In the early afternoon of April 18, he sat with dozens of civilians in the Fijian officers’ mess which was used to house some of the 800 refugees sheltering at the base. Just after 2pm, Israeli shells began hitting the Fijian headquarters. The officers’ mess received a direct hit from a 155mm shell.
“My sons were sitting in a row in front of me,” Saadallah told me. “A shell exploded in the room no more than a meter from where I was sitting. My children were all blown to pieces but because they were between me and the explosion, they saved my life. I was hit in the eye by a piece of shrapnel and my eardrums burst from the sound. I brushed my face to wipe away the blood and my eye fell out. My brother had been standing beside me but I could not find him, there was nothing left but meat. I could not even identify my children because there was nothing left of them.”
In all, 32 members of his extended family perished in Qana, including his wife and nine of his children from 30-year-old Ghaleb to four-month-old Hassan.
Saadallah’s missing right eye was replaced with a glass substitute and he wore a pendant around his neck with tiny photographs of his dead children. A dove represented Hassan as he had no photograph of the dead infant.
As the years passed, I would drop by to see Saadallah from time to time. Although I witnessed further violence in south Lebanon, I would observe and report each event through the prism of journalistic detachment. Qana, however, was different. Having been one of the few foreign witnesses to the slaughter, I felt I shared a personal bond with Saadallah and the other survivors.
In 2001, on the fifth anniversary of the massacre, I found Saadallah sitting at the cemetery in Qana gazing blankly at the rows of gray tombs that contained the bodies of his wife and children.
“I have more of my family here than I do in my home,” he told me. “It’s not like something you can forget, no matter how many years pass by.”
But the massacre was slowly forgotten, the tributes and commemorations dwindling in size and significance as the years passed.
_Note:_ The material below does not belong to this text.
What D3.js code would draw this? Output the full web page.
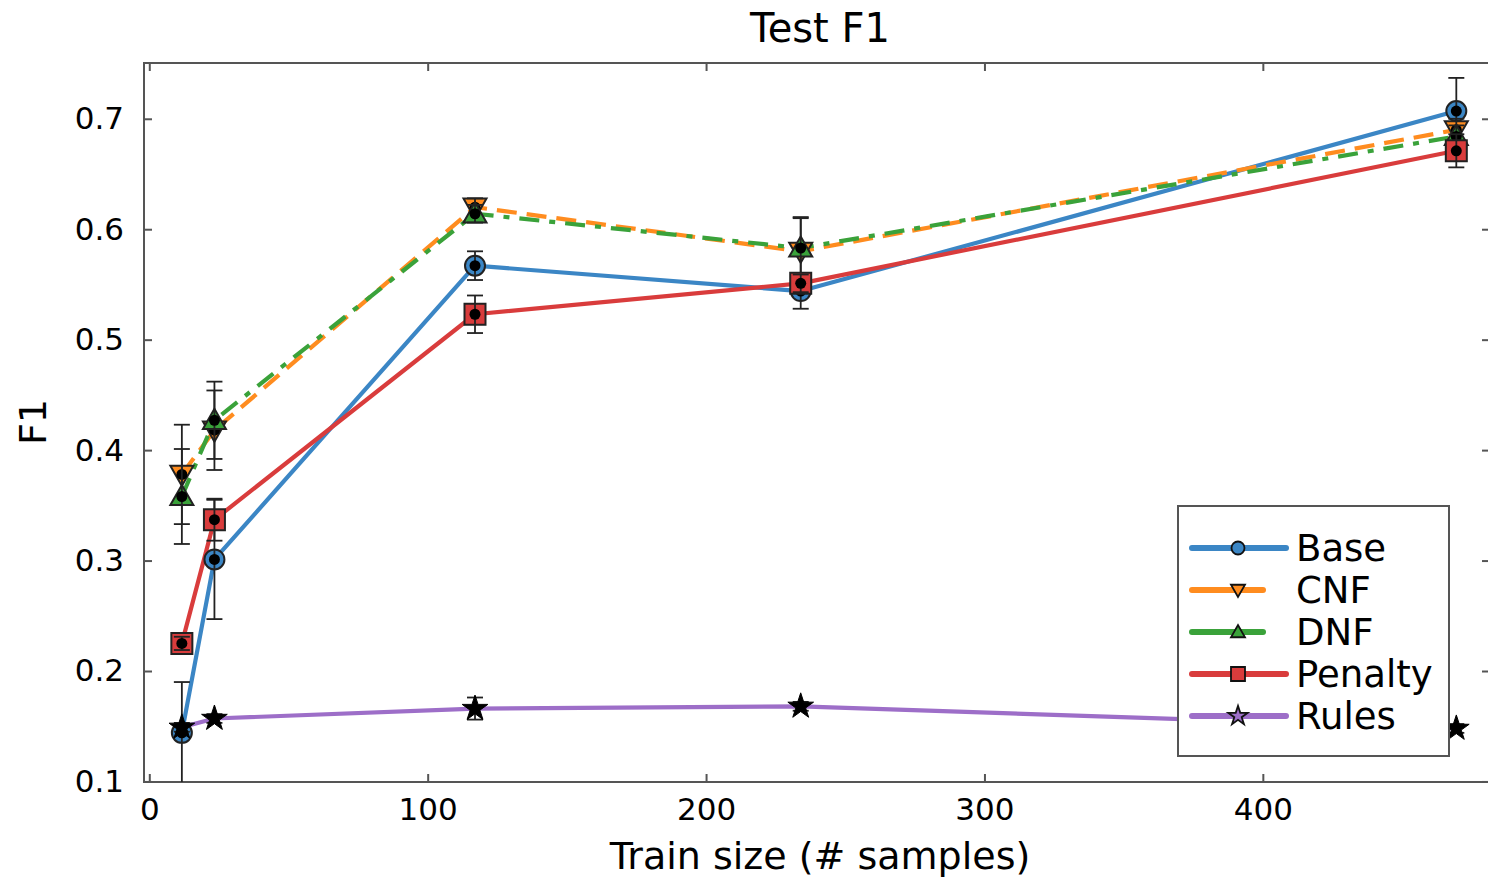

I last saw Saadallah in April 2006, shortly before the 10th anniversary of the massacre. He was planting tobacco seedlings in the stony soil of a field near Aitit village. He paused from the back-breaking task to talk to me. He looked frail and tired, his stockiness had gone and he appeared a decade older than his 66 years. The lines on his face had deepened and the expressionless glass eye gave him a permanent countenance of forlorn melancholy.
“My sons tried to marry me off again, but I refused,” he said. No one can replace my wife, my partner in life.”
Saadallah lived through the 2006 war – and yet another massacre in Qana – only to die in June 2008. A black banner was slung across the road outside his home in Siddiqine, paying tribute to the “living martyr”.
The cemetery in Qana is undergoing a long overdue renovation to turn it into a permanent memorial. Beside the cemetery is a building that was supposed to be a museum built with Syrian funds and opened in 2000. It is locked most of the time, not that there was much to see inside. The few exhibits consisted of a handful of posters and gruesome photographs of the carnage wrought by the Israeli artillery shells.
But more haunting than all the images of butchered and burnt corpses was one particular snapshot taken a few minutes before Israel unleashed its 17 minute bombardment. Men, women and children were caught by the photographer chatting and laughing together, sitting on the floor of the Fijian officers’ mess, blithely unaware that they had but a few minutes left to live.
And there, to one side of the picture, is Saadallah Balhas, a smile playing on his grizzled face as he hugs his infant son Hassan for what must have been the last time.